Damals hatte der - im vergangenen Monat verstorbene - SPD-Kultusminister Jürgen Girgensohn das dreigliedrige Schulsystem abschaffen und die "kooperative Schule" als, wie er im Landtag sagte, "Zwischenstadium zur integrierten Gesamtschule" einführen wollen. Die Folge war ein unfassbarer Sturm der Entrüstung. Der erbittert und äußerst ideologisch geführte Streit mündete 1978 in einem von konservativen Lehrer- und Elternverbänden initiierten und von der CDU unterstützten Volksbegehren. "Stoppt das Schulchaos" wurde zum einzigen erfolgreichen Volksbegehren in der Landesgeschichte.

Seit 2005 in NRW in der Opposition, entdeckt die SPD nun die Bildung als Thema wieder. "Wir verändern die Schullandschaft", sagt die Landespartei- und Fraktionschefin Hannelore Kraft. Langfristiges Ziel sei "ein vollständig integriertes Schulsystem". Auf dem Weg dorthin schlägt der von Kraft geführte SPD-Landesvorstand in seinem Leitantrag für eine Übergangszeit eine Gemeinschaftsschule unter einem Dach mit einem Lehrerkollegium und einem Schulleiter bis Klasse 10 vor. Nach diesem Modell lernen in den Klassen 5 und 6 die Kinder gemeinsam - wie einst auch bei der "kooperativen Schule".

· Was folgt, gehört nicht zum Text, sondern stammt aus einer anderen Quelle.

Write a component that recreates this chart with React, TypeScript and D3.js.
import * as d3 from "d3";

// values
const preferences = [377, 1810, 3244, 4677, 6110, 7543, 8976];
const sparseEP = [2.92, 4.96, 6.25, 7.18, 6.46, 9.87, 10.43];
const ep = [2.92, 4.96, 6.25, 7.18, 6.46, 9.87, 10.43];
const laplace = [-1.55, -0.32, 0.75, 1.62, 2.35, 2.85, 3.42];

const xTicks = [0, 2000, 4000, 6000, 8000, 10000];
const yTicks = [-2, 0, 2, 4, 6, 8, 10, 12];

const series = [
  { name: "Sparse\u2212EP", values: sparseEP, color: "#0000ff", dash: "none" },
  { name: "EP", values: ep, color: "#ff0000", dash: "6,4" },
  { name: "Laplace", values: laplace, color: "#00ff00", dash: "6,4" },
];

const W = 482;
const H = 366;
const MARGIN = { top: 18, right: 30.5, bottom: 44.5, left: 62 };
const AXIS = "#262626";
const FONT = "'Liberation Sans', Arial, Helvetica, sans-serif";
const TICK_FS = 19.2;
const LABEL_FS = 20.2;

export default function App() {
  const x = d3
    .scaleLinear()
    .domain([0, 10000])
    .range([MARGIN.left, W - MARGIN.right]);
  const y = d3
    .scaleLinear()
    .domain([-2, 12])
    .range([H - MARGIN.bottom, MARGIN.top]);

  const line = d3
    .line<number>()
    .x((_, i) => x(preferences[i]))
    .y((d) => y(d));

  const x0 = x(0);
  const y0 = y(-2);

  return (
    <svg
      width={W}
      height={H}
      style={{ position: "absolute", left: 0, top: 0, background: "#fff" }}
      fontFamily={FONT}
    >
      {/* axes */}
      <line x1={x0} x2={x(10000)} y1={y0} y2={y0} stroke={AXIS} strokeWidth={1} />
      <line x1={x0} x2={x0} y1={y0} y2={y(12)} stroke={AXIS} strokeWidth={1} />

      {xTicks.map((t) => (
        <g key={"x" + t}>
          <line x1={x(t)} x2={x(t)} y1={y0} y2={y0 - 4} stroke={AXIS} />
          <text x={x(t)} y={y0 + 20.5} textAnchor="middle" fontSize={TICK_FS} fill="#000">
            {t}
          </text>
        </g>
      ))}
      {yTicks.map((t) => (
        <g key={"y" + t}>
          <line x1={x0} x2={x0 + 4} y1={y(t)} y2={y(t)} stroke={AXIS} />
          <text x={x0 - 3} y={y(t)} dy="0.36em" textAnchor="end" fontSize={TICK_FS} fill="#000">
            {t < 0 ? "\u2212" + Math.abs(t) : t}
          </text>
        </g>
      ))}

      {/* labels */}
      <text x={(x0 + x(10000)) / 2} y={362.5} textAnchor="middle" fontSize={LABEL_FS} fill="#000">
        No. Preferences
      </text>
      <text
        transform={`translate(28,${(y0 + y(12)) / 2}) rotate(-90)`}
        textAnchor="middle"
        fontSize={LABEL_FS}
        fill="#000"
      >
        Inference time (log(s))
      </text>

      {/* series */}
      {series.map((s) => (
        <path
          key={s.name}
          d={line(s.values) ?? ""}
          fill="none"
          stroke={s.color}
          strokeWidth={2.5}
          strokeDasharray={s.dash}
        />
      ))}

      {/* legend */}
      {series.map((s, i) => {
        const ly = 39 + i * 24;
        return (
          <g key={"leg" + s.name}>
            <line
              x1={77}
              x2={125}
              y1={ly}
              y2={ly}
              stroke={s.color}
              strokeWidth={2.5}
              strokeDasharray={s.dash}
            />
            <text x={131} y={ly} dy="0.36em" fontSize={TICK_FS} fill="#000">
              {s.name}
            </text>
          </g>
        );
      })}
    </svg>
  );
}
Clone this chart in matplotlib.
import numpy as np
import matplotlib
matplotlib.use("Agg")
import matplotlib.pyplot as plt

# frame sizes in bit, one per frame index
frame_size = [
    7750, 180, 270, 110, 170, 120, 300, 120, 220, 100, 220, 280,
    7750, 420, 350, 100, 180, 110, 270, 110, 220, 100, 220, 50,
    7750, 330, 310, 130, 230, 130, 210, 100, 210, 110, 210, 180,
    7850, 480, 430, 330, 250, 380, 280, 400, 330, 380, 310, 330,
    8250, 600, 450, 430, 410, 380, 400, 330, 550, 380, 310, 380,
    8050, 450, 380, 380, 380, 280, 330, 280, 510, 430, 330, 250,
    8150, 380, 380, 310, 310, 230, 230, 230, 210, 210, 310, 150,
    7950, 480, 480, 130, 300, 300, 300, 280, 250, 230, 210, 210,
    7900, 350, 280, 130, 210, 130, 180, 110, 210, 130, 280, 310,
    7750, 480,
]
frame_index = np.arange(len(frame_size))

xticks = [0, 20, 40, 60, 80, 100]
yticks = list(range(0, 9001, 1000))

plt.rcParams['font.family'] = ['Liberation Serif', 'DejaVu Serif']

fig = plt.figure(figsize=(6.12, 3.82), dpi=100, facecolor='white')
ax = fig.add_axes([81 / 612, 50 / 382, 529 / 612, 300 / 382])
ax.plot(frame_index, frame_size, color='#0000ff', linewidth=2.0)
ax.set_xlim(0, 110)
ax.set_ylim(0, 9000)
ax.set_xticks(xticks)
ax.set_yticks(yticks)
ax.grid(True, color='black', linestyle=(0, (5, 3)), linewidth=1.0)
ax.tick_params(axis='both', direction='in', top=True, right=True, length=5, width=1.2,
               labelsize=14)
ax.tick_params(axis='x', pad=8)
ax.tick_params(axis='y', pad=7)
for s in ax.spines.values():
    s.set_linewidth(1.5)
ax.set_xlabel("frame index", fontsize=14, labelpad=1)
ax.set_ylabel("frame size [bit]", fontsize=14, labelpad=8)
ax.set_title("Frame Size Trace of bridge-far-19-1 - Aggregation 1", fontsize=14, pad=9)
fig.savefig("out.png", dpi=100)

Für die Klassen 7 bis 10 sollen dann Schule, Schulträger und Eltern zusammen entscheiden, ob die Schüler weiterhin gemeinsam unterrichtet werden oder eine Differenzierung in Haupt-, Real- und Gymnasialschulklassen erfolgt. Für Schüler ab Klasse 11 sollen unabhängig von der Gemeinschaftsschule neue Oberstufenzentren eingerichtet werden, die zum Abitur führen.

Innerparteilich sind diese Pläne nicht unumstritten. Konservativere SPD-Mitglieder, vorwiegend aus dem Schulleiterbereich, wollen die Gymnasien retten. Die Einführung einer flächendeckenden Gemeinschaftsschule sei "sachlich verfehlt" und "politisch nicht durchsetzbar", kritisieren sie in ihrem Schreiben an den SPD-Landesvorstand.

Eindringlich erinnern die Autoren an das Desaster von 1978. Schon die Kommunalwahl 2009 könnte zu einer Abstimmung gegen die Auflösung der Gymnasien, also einer erneuten Niederlage für die SPD werden. Doch Kraft ist überzeugt, diesmal die Auseinandersetzung gewinnen zu können - nicht nur auf dem Landesparteitag, auf dem sie mit einer "breiten Mehrheit" rechnet. Pisa habe viel zu einer Bewusstseinsänderung in der Bevölkerung beigetragen. "Der Frust über das bestehende Schulsystem ist verdammt groß." Kraft gibt sich kämpferisch: "Wir müssen den Mut haben".